## Task to complete
An exact reproduction of the records is required, with all images left out.

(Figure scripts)

----

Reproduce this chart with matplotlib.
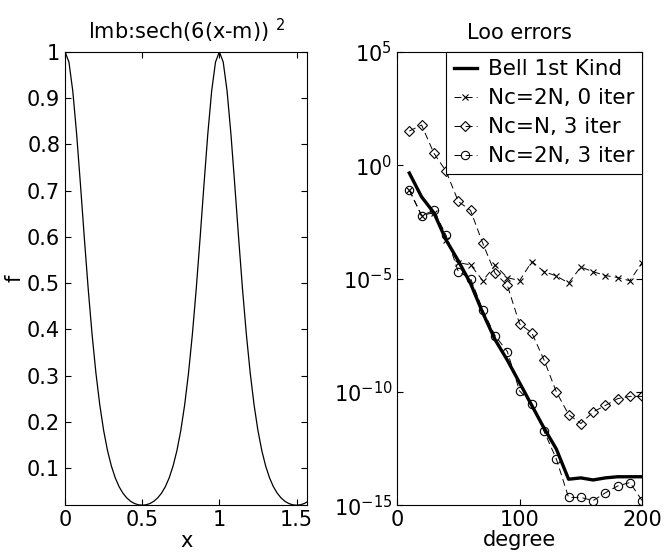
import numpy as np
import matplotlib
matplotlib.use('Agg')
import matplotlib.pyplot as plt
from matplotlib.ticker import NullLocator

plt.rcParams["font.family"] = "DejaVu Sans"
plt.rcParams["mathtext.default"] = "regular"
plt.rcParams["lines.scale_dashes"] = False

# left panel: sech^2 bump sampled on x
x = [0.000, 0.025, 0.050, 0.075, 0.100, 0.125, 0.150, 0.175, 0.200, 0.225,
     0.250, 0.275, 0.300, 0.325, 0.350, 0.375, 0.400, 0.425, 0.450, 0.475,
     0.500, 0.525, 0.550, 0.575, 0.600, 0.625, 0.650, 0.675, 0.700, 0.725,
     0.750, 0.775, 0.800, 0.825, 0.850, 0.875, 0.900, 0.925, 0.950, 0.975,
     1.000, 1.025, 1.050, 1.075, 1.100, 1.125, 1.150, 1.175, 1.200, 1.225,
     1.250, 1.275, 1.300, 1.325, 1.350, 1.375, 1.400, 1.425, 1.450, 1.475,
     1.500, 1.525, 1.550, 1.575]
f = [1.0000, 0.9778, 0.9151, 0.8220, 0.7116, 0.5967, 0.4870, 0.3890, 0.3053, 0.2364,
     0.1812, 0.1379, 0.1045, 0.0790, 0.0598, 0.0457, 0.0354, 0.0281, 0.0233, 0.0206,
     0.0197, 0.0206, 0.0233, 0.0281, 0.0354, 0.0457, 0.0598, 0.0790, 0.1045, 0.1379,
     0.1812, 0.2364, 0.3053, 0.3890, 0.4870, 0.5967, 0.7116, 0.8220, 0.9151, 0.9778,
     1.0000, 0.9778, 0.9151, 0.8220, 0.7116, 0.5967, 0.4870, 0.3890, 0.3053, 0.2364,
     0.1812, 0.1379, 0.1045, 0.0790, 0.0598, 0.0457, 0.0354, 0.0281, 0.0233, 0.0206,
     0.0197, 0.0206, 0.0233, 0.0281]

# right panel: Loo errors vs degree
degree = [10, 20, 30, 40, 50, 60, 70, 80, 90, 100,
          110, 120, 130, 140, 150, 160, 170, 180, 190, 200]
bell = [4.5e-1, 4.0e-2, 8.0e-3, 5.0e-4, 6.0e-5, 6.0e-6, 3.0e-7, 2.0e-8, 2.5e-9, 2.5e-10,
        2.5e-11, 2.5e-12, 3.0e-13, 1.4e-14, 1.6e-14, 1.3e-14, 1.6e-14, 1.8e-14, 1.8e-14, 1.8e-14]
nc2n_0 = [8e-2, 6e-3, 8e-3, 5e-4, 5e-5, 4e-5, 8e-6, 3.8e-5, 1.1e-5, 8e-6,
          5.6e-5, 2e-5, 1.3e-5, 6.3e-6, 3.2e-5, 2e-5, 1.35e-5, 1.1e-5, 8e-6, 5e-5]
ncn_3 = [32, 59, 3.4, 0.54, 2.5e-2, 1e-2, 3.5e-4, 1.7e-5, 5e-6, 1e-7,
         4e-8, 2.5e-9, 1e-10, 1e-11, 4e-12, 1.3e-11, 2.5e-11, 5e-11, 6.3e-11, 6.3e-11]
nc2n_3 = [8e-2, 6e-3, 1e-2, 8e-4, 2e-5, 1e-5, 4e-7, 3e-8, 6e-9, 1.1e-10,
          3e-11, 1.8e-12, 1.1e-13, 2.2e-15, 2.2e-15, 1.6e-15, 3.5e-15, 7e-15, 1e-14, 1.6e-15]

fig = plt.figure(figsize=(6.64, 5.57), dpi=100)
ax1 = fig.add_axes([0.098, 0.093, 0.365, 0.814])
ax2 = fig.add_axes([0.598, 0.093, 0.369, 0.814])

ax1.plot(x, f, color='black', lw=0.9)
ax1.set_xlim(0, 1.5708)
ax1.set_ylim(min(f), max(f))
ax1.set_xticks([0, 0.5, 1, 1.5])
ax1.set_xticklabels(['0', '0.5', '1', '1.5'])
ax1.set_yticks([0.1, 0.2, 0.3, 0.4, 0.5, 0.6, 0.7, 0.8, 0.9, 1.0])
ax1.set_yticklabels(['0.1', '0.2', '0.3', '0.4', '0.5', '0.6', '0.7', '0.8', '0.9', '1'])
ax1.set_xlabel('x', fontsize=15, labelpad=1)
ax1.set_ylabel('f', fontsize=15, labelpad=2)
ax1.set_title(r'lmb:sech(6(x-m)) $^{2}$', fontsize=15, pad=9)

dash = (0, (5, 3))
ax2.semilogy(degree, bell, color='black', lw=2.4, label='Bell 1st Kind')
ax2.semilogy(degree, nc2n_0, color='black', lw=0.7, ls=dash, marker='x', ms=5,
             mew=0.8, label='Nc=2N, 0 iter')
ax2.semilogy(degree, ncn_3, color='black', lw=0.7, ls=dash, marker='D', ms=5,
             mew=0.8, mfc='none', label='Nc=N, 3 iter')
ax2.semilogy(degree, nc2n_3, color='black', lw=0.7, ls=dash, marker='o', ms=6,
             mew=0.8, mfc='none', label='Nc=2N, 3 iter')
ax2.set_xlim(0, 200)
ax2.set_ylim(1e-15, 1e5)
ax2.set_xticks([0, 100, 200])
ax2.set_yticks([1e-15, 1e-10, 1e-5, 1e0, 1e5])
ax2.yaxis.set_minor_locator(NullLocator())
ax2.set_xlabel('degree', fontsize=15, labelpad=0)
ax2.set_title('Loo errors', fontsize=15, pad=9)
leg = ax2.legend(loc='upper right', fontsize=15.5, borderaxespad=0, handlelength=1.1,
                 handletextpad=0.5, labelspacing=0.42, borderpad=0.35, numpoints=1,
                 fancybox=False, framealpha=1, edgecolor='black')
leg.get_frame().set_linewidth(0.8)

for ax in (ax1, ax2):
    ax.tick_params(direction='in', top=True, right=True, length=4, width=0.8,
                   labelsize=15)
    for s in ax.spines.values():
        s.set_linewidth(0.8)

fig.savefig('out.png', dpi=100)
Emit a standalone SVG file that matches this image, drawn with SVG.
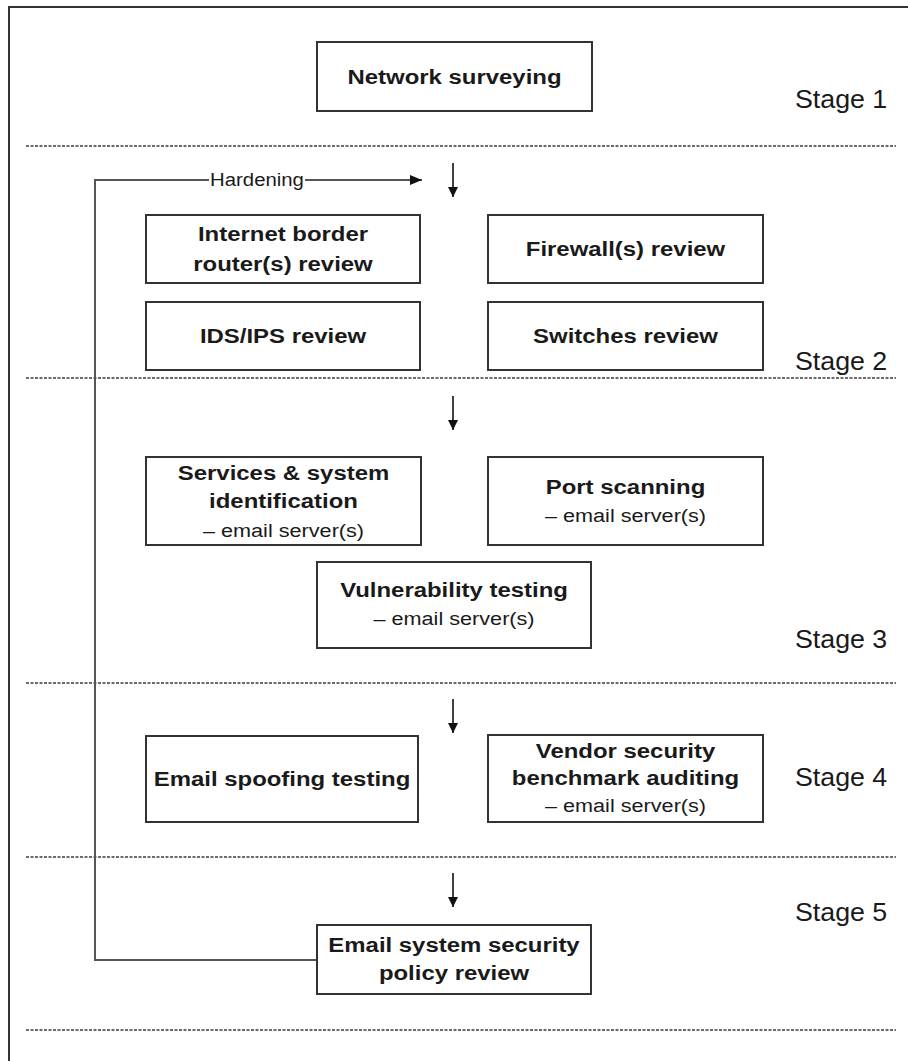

----

## In response
Reproduce this chart with matplotlib.
import numpy as np
import matplotlib
matplotlib.use('Agg')
import matplotlib.pyplot as plt
from matplotlib.ticker import NullLocator

plt.rcParams["font.family"] = "DejaVu Sans"
plt.rcParams["mathtext.default"] = "regular"
plt.rcParams["lines.scale_dashes"] = False

# left panel: sech^2 bump sampled on x
x = [0.000, 0.025, 0.050, 0.075, 0.100, 0.125, 0.150, 0.175, 0.200, 0.225,
     0.250, 0.275, 0.300, 0.325, 0.350, 0.375, 0.400, 0.425, 0.450, 0.475,
     0.500, 0.525, 0.550, 0.575, 0.600, 0.625, 0.650, 0.675, 0.700, 0.725,
     0.750, 0.775, 0.800, 0.825, 0.850, 0.875, 0.900, 0.925, 0.950, 0.975,
     1.000, 1.025, 1.050, 1.075, 1.100, 1.125, 1.150, 1.175, 1.200, 1.225,
     1.250, 1.275, 1.300, 1.325, 1.350, 1.375, 1.400, 1.425, 1.450, 1.475,
     1.500, 1.525, 1.550, 1.575]
f = [1.0000, 0.9778, 0.9151, 0.8220, 0.7116, 0.5967, 0.4870, 0.3890, 0.3053, 0.2364,
     0.1812, 0.1379, 0.1045, 0.0790, 0.0598, 0.0457, 0.0354, 0.0281, 0.0233, 0.0206,
     0.0197, 0.0206, 0.0233, 0.0281, 0.0354, 0.0457, 0.0598, 0.0790, 0.1045, 0.1379,
     0.1812, 0.2364, 0.3053, 0.3890, 0.4870, 0.5967, 0.7116, 0.8220, 0.9151, 0.9778,
     1.0000, 0.9778, 0.9151, 0.8220, 0.7116, 0.5967, 0.4870, 0.3890, 0.3053, 0.2364,
     0.1812, 0.1379, 0.1045, 0.0790, 0.0598, 0.0457, 0.0354, 0.0281, 0.0233, 0.0206,
     0.0197, 0.0206, 0.0233, 0.0281]

# right panel: Loo errors vs degree
degree = [10, 20, 30, 40, 50, 60, 70, 80, 90, 100,
          110, 120, 130, 140, 150, 160, 170, 180, 190, 200]
bell = [4.5e-1, 4.0e-2, 8.0e-3, 5.0e-4, 6.0e-5, 6.0e-6, 3.0e-7, 2.0e-8, 2.5e-9, 2.5e-10,
        2.5e-11, 2.5e-12, 3.0e-13, 1.4e-14, 1.6e-14, 1.3e-14, 1.6e-14, 1.8e-14, 1.8e-14, 1.8e-14]
nc2n_0 = [8e-2, 6e-3, 8e-3, 5e-4, 5e-5, 4e-5, 8e-6, 3.8e-5, 1.1e-5, 8e-6,
          5.6e-5, 2e-5, 1.3e-5, 6.3e-6, 3.2e-5, 2e-5, 1.35e-5, 1.1e-5, 8e-6, 5e-5]
ncn_3 = [32, 59, 3.4, 0.54, 2.5e-2, 1e-2, 3.5e-4, 1.7e-5, 5e-6, 1e-7,
         4e-8, 2.5e-9, 1e-10, 1e-11, 4e-12, 1.3e-11, 2.5e-11, 5e-11, 6.3e-11, 6.3e-11]
nc2n_3 = [8e-2, 6e-3, 1e-2, 8e-4, 2e-5, 1e-5, 4e-7, 3e-8, 6e-9, 1.1e-10,
          3e-11, 1.8e-12, 1.1e-13, 2.2e-15, 2.2e-15, 1.6e-15, 3.5e-15, 7e-15, 1e-14, 1.6e-15]

fig = plt.figure(figsize=(6.64, 5.57), dpi=100)
ax1 = fig.add_axes([0.098, 0.093, 0.365, 0.814])
ax2 = fig.add_axes([0.598, 0.093, 0.369, 0.814])

ax1.plot(x, f, color='black', lw=0.9)
ax1.set_xlim(0, 1.5708)
ax1.set_ylim(min(f), max(f))
ax1.set_xticks([0, 0.5, 1, 1.5])
ax1.set_xticklabels(['0', '0.5', '1', '1.5'])
ax1.set_yticks([0.1, 0.2, 0.3, 0.4, 0.5, 0.6, 0.7, 0.8, 0.9, 1.0])
ax1.set_yticklabels(['0.1', '0.2', '0.3', '0.4', '0.5', '0.6', '0.7', '0.8', '0.9', '1'])
ax1.set_xlabel('x', fontsize=15, labelpad=1)
ax1.set_ylabel('f', fontsize=15, labelpad=2)
ax1.set_title(r'lmb:sech(6(x-m)) $^{2}$', fontsize=15, pad=9)

dash = (0, (5, 3))
ax2.semilogy(degree, bell, color='black', lw=2.4, label='Bell 1st Kind')
ax2.semilogy(degree, nc2n_0, color='black', lw=0.7, ls=dash, marker='x', ms=5,
             mew=0.8, label='Nc=2N, 0 iter')
ax2.semilogy(degree, ncn_3, color='black', lw=0.7, ls=dash, marker='D', ms=5,
             mew=0.8, mfc='none', label='Nc=N, 3 iter')
ax2.semilogy(degree, nc2n_3, color='black', lw=0.7, ls=dash, marker='o', ms=6,
             mew=0.8, mfc='none', label='Nc=2N, 3 iter')
ax2.set_xlim(0, 200)
ax2.set_ylim(1e-15, 1e5)
ax2.set_xticks([0, 100, 200])
ax2.set_yticks([1e-15, 1e-10, 1e-5, 1e0, 1e5])
ax2.yaxis.set_minor_locator(NullLocator())
ax2.set_xlabel('degree', fontsize=15, labelpad=0)
ax2.set_title('Loo errors', fontsize=15, pad=9)
leg = ax2.legend(loc='upper right', fontsize=15.5, borderaxespad=0, handlelength=1.1,
                 handletextpad=0.5, labelspacing=0.42, borderpad=0.35, numpoints=1,
                 fancybox=False, framealpha=1, edgecolor='black')
leg.get_frame().set_linewidth(0.8)

for ax in (ax1, ax2):
    ax.tick_params(direction='in', top=True, right=True, length=4, width=0.8,
                   labelsize=15)
    for s in ax.spines.values():
        s.set_linewidth(0.8)

fig.savefig('out.png', dpi=100)
Emit a standalone SVG file that matches this image, drawn with SVG.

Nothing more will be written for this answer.